Investigations of Naphthalimide and Pyrene Derivatives Based Organic Light Emitting Diodes

Abstract

Organic light-emitting devices (OLEDs) have been subject of intensive studies due to their great potential in display and lighting applications. The key point in OLEDs development for display and lighting applications is to find out materials emitting pure colours of red, green and blue with excellent emission efficiency and high stability. The efficiency of an OLED can be improved by balancing the transport of charge carriers in the device. Generally, this is done by including hole transporting and electron transporting materials in the OLED architecture.
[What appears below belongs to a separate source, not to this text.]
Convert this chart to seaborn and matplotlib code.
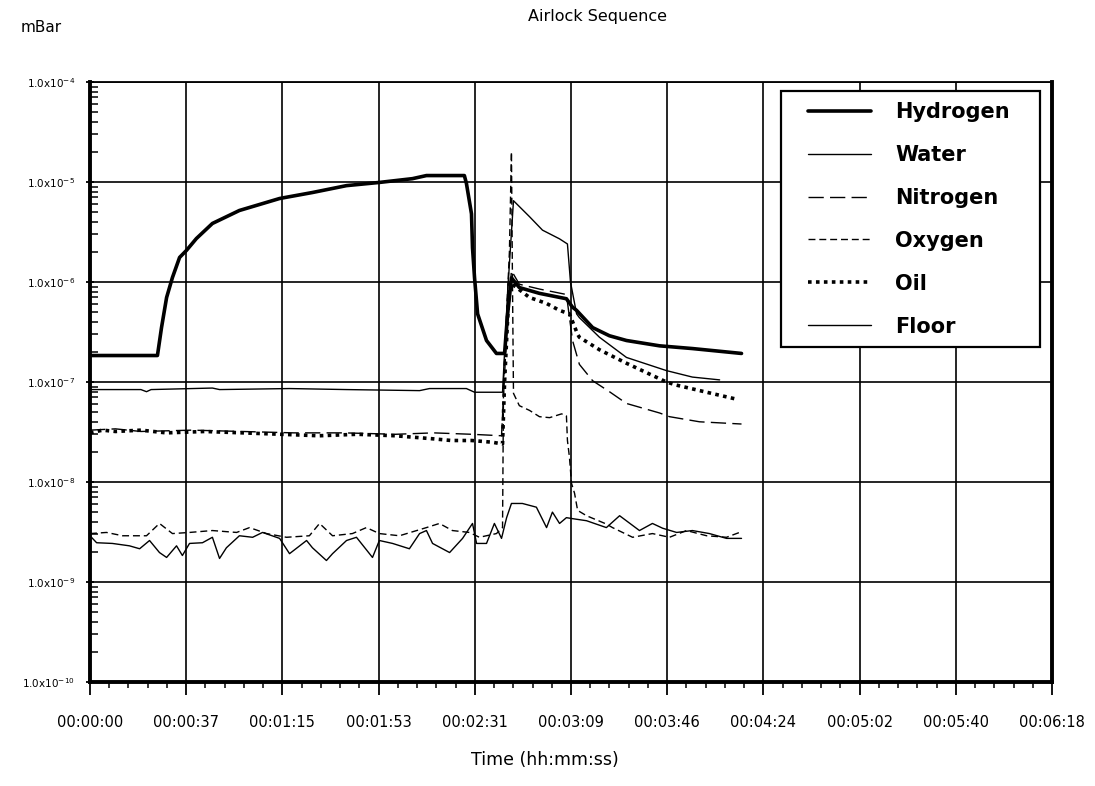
import numpy as np
import pandas as pd
import matplotlib
matplotlib.use("Agg")
import matplotlib.pyplot as plt
from matplotlib.lines import Line2D
from matplotlib.patches import Rectangle
from matplotlib.ticker import FixedLocator, LogLocator, NullFormatter, AutoMinorLocator
import seaborn as sns

# ---- data: elapsed seconds and partial pressure (mBar) per gas ----
hydrogen_t = [0, 26.5, 28.1, 30.1, 32.4, 35.2, 37.9, 41.8, 48.1, 58.7, 74.5, 87.4,
              100.8, 113.7, 126.7, 132.2, 147.1, 147.9, 149.9, 150.3, 151.1, 152.3,
              155.8, 159.7, 162.9, 164.1, 165.6, 168.7, 176.6, 187.2, 189.6, 191.2,
              197.5, 204.1, 210.8, 223.8, 236.7, 256.0]
hydrogen_v = [1.84e-7, 1.84e-7, 3.5e-7, 7.0e-7, 1.11e-6, 1.76e-6, 2.07e-6, 2.72e-6,
              3.85e-6, 5.19e-6, 6.84e-6, 7.85e-6, 9.2e-6, 9.9e-6, 1.08e-5, 1.16e-5,
              1.16e-5, 9.7e-6, 4.8e-6, 2.2e-6, 1.1e-6, 4.8e-7, 2.6e-7, 1.93e-7,
              1.93e-7, 4.8e-7, 1.1e-6, 8.8e-7, 7.7e-7, 6.8e-7, 5.6e-7, 5.2e-7,
              3.5e-7, 2.9e-7, 2.6e-7, 2.3e-7, 2.16e-7, 1.93e-7]

water_t = [0, 20.0, 22.2, 24.0, 48.1, 50.9, 78.4, 100.8, 129.5, 133.4, 147.9, 151.1,
           162.1, 164.1, 166.4, 172.7, 177.8, 184.5, 187.6, 188.8, 191.2, 192.3,
           200.2, 210.8, 226.5, 236.7, 247.4]
water_v = [8.4e-8, 8.4e-8, 8.0e-8, 8.4e-8, 8.7e-8, 8.4e-8, 8.6e-8, 8.4e-8, 8.2e-8,
           8.6e-8, 8.6e-8, 7.9e-8, 7.9e-8, 8.0e-7, 6.5e-6, 4.5e-6, 3.3e-6, 2.7e-6,
           2.4e-6, 1.0e-6, 4.8e-7, 4.4e-7, 2.8e-7, 1.76e-7, 1.3e-7, 1.12e-7, 1.05e-7]

nitrogen_t = [0, 10.0, 20.0, 40.0, 60.0, 80.0, 100.0, 120.0, 135.0, 150.0, 161.7,
              163.7, 165.6, 168.7, 176.6, 187.2, 189.6, 192.3, 197.5, 204.1, 210.8,
              223.8, 227.7, 239.5, 256.0]
nitrogen_v = [3.3e-8, 3.4e-8, 3.2e-8, 3.3e-8, 3.2e-8, 3.1e-8, 3.1e-8, 3.0e-8, 3.1e-8,
              3.0e-8, 2.9e-8, 3.0e-7, 1.3e-6, 9.5e-7, 8.5e-7, 7.5e-7, 2.6e-7, 1.5e-7,
              1.03e-7, 8.0e-8, 6.1e-8, 4.9e-8, 4.5e-8, 4.0e-8, 3.8e-8]

oxygen_t = [0, 6.5, 12.8, 22.2, 27.3, 32.4, 39.1, 48.1, 57.6, 62.7, 69.4, 77.2, 86.2,
            90.2, 95.3, 103.1, 108.6, 113.7, 121.6, 132.2, 137.3, 142.4, 149.1, 153.0,
            159.7, 162.1, 162.5, 164.8, 165.6, 166.0, 166.4, 168.7, 172.7, 176.6,
            180.6, 185.3, 187.2, 187.6, 188.4, 189.2, 190.4, 191.6, 195.1, 202.9,
            205.3, 213.2, 221.0, 227.7, 234.4, 242.3, 250.1, 255.2]
oxygen_v = [3.05e-9, 3.13e-9, 2.9e-9, 2.9e-9, 3.85e-9, 3.05e-9, 3.13e-9, 3.27e-9,
            3.13e-9, 3.5e-9, 3.05e-9, 2.8e-9, 2.9e-9, 3.85e-9, 2.9e-9, 3.05e-9,
            3.5e-9, 3.05e-9, 2.9e-9, 3.5e-9, 3.85e-9, 3.27e-9, 3.13e-9, 2.8e-9,
            3.05e-9, 3.5e-9, 1.0e-7, 2.0e-6, 2.0e-5, 1.0e-6, 7.7e-8, 5.8e-8, 5.2e-8,
            4.5e-8, 4.4e-8, 4.8e-8, 4.6e-8, 2.6e-8, 1.76e-8, 9.7e-9, 7.7e-9, 5.2e-9,
            4.6e-9, 3.8e-9, 3.5e-9, 2.8e-9, 3.05e-9, 2.8e-9, 3.27e-9, 2.9e-9, 2.8e-9,
            3.13e-9]

oil_t = [0, 5.0, 10.0, 20.0, 30.0, 45.0, 60.0, 75.0, 90.0, 105.0, 120.0, 135.0,
         142.0, 150.0, 158.0, 162.1, 162.9, 164.8, 167.6, 172.7, 179.4, 184.5,
         188.4, 191.6, 192.3, 200.2, 210.8, 226.5, 230.5, 242.3, 253.3]
oil_v = [3.1e-8, 3.3e-8, 3.2e-8, 3.3e-8, 3.1e-8, 3.2e-8, 3.1e-8, 3.0e-8, 2.9e-8,
         3.0e-8, 2.9e-8, 2.7e-8, 2.6e-8, 2.6e-8, 2.5e-8, 2.4e-8, 1.0e-7, 1.0e-6,
         8.8e-7, 7.0e-7, 6.1e-7, 5.2e-7, 4.8e-7, 3.0e-7, 2.8e-7, 2.1e-7, 1.54e-7,
         1.0e-7, 9.3e-8, 7.9e-8, 6.8e-8]

floor_t = [0, 2.6, 8.8, 15.5, 19.5, 23.4, 27.3, 30.1, 34.0, 36.3, 39.1, 44.2, 48.1,
           50.9, 53.6, 58.7, 63.9, 67.8, 74.5, 78.4, 85.1, 87.4, 92.9, 95.3, 100.8,
           104.7, 111.0, 113.7, 118.9, 125.5, 129.5, 132.2, 134.6, 141.3, 146.4,
           150.3, 151.9, 155.8, 158.9, 161.7, 163.7, 165.6, 169.9, 175.4, 179.4,
           181.7, 184.5, 187.2, 189.6, 195.1, 202.9, 208.1, 215.9, 221.0, 225.0,
           230.5, 236.7, 243.4, 250.1, 256.0]
floor_v = [2.9e-9, 2.47e-9, 2.43e-9, 2.3e-9, 2.15e-9, 2.6e-9, 1.97e-9, 1.76e-9,
           2.3e-9, 1.84e-9, 2.43e-9, 2.47e-9, 2.8e-9, 1.72e-9, 2.2e-9, 2.9e-9,
           2.8e-9, 3.13e-9, 2.73e-9, 1.92e-9, 2.6e-9, 2.2e-9, 1.64e-9, 1.92e-9,
           2.6e-9, 2.8e-9, 1.76e-9, 2.6e-9, 2.43e-9, 2.15e-9, 3.05e-9, 3.27e-9,
           2.43e-9, 1.97e-9, 2.73e-9, 3.85e-9, 2.43e-9, 2.43e-9, 3.85e-9, 2.73e-9,
           4.4e-9, 6.1e-9, 6.1e-9, 5.6e-9, 3.5e-9, 5.0e-9, 3.85e-9, 4.4e-9, 4.3e-9,
           4.1e-9, 3.5e-9, 4.6e-9, 3.27e-9, 3.85e-9, 3.45e-9, 3.13e-9, 3.27e-9,
           3.05e-9, 2.73e-9, 2.73e-9]

gases = ["Hydrogen", "Water", "Nitrogen", "Oxygen", "Oil", "Floor"]
series = {
    "Hydrogen": (hydrogen_t, hydrogen_v),
    "Water": (water_t, water_v),
    "Nitrogen": (nitrogen_t, nitrogen_v),
    "Oxygen": (oxygen_t, oxygen_v),
    "Oil": (oil_t, oil_v),
    "Floor": (floor_t, floor_v),
}

tick_labels = ["00:00:00", "00:00:37", "00:01:15", "00:01:53", "00:02:31",
               "00:03:09", "00:03:46", "00:04:24", "00:05:02", "00:05:40",
               "00:06:18"]
decade_exponents = [-10, -9, -8, -7, -6, -5, -4]

df = pd.concat(
    [pd.DataFrame({"gas": g, "seconds": series[g][0], "mbar": series[g][1]})
     for g in gases],
    ignore_index=True,
)

# ---- styling ----
sns.set_theme(style="white")
plt.rcParams["font.family"] = ["DejaVu Sans"]
plt.rcParams["mathtext.fontset"] = "dejavusans"
for key in ("text.color", "axes.labelcolor", "xtick.color", "ytick.color",
            "axes.edgecolor"):
    plt.rcParams[key] = "black"

line_styles = {
    "Hydrogen": dict(linewidth=2.6, linestyle="-"),
    "Water": dict(linewidth=1.0, linestyle="-"),
    "Nitrogen": dict(linewidth=1.0, linestyle=(0, (11, 4.5))),
    "Oxygen": dict(linewidth=1.0, linestyle=(0, (5, 2.8))),
    "Oil": dict(linewidth=2.6, linestyle=(0, (1, 1.2))),
    "Floor": dict(linewidth=1.0, linestyle="-"),
}

W, H = 1095, 786
fig = plt.figure(figsize=(W / 100, H / 100), dpi=100)
ax_left, ax_right, ax_top, ax_bottom = 90, 1052, 82, 682
ax = fig.add_axes([ax_left / W, 1 - ax_bottom / H,
                   (ax_right - ax_left) / W, (ax_bottom - ax_top) / H])


def to_axes(px, py):
    """Figure pixel position -> axes fraction."""
    return ((px - ax_left) / (ax_right - ax_left),
            (ax_bottom - py) / (ax_bottom - ax_top))


for g in gases:
    sns.lineplot(data=df[df["gas"] == g], x="seconds", y="mbar", ax=ax,
                 color="black", estimator=None, sort=False, errorbar=None,
                 **line_styles[g])

ax.set_yscale("log")
ax.set_xlim(0, 378)
ax.set_ylim(1e-10, 1e-4)

# x axis: major ticks with time labels, four minor ticks between
ax.xaxis.set_major_locator(FixedLocator(np.linspace(0, 378, len(tick_labels))))
ax.set_xticklabels(tick_labels, fontsize=10.5)
ax.xaxis.set_minor_locator(AutoMinorLocator(5))
ax.tick_params(axis="x", which="major", direction="out", length=9, width=1.3,
               pad=15, bottom=True)
ax.tick_params(axis="x", which="minor", direction="out", length=4, width=1.1,
               bottom=True)

# y axis: decades with log minor ticks drawn inward
ax.yaxis.set_major_locator(FixedLocator([10.0 ** e for e in decade_exponents]))
ax.set_yticklabels([r"1.0x10$^{%d}$" % e for e in decade_exponents], fontsize=7.5)
ax.yaxis.set_minor_locator(LogLocator(base=10, subs=np.arange(2, 10)))
ax.yaxis.set_minor_formatter(NullFormatter())
ax.tick_params(axis="y", which="major", direction="inout", length=6, width=1.3,
               pad=8, left=True)
ax.tick_params(axis="y", which="minor", direction="in", length=6, width=1.1,
               left=True)

ax.grid(True, which="major", color="black", linewidth=1.2)
ax.set_axisbelow(False)

for side, lw in (("left", 2.8), ("bottom", 2.8), ("right", 2.8), ("top", 1.3)):
    ax.spines[side].set_visible(True)
    ax.spines[side].set_color("black")
    ax.spines[side].set_linewidth(lw)

ax.set_xlabel("Time (hh:mm:ss)", fontsize=12.5)
ax.xaxis.set_label_coords(*to_axes(545, 760))
ax.xaxis.label.set_va("center")
ax.set_ylabel("")

fig.text(598 / W, 1 - 16 / H, "Airlock Sequence", ha="center", va="center",
         fontsize=11.5)
fig.text(41 / W, 1 - 27 / H, "mBar", ha="center", va="center", fontsize=11)

# legend: square white box with the line samples and bold names
box_l, box_r, box_t, box_b = 781, 1040, 91, 347
x0, y0 = to_axes(box_l, box_b)
x1, y1 = to_axes(box_r, box_t)
ax.add_patch(Rectangle((x0, y0), x1 - x0, y1 - y0, transform=ax.transAxes,
                       facecolor="white", edgecolor="black", linewidth=1.6,
                       zorder=4, clip_on=False))
handles = [Line2D([], [], color="black", **line_styles[g]) for g in gases]
leg = ax.legend(handles, gases, loc="upper left",
                bbox_to_anchor=to_axes(808, 102), borderaxespad=0, borderpad=0,
                frameon=False, handlelength=3.0, handletextpad=1.2,
                labelspacing=1.1, prop={"weight": "bold", "size": 15})
leg.set_zorder(5)

fig.savefig("out.png", dpi=100, facecolor="white")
This thesis is focused on the study of electron transport materials for OLEDs based on novel naphthalimide and pyrene derivatives. This work improved the understanding on the physics of electron transport materials and the results of this study may be helpful for developing new devices and their applications. We observed that the naphthalimide derivatives have low-lying LUMO levels making them possess good electron-transporting and hole-blocking properties. The derivatives emitted in blue region with good chromaticity. In addition, they have high thermal stability and capable of forming good morphological films. Studies on the device properties of naphthalimide derivatives showed that they could be used as blue emitting electron transport materials. Also, the derivatives as host material in red OLEDs showed better performance than standard host material Alq3 in terms of both chromaticity and efficiency. Investigations on the OLEDs based on novel pyrene derivatives as green emitting electron transport materials showed better performance than Alq3. Temperature dependent electrical studies on the electron only devices showed that the pyrene derivatives have better electron mobilities than Alq3.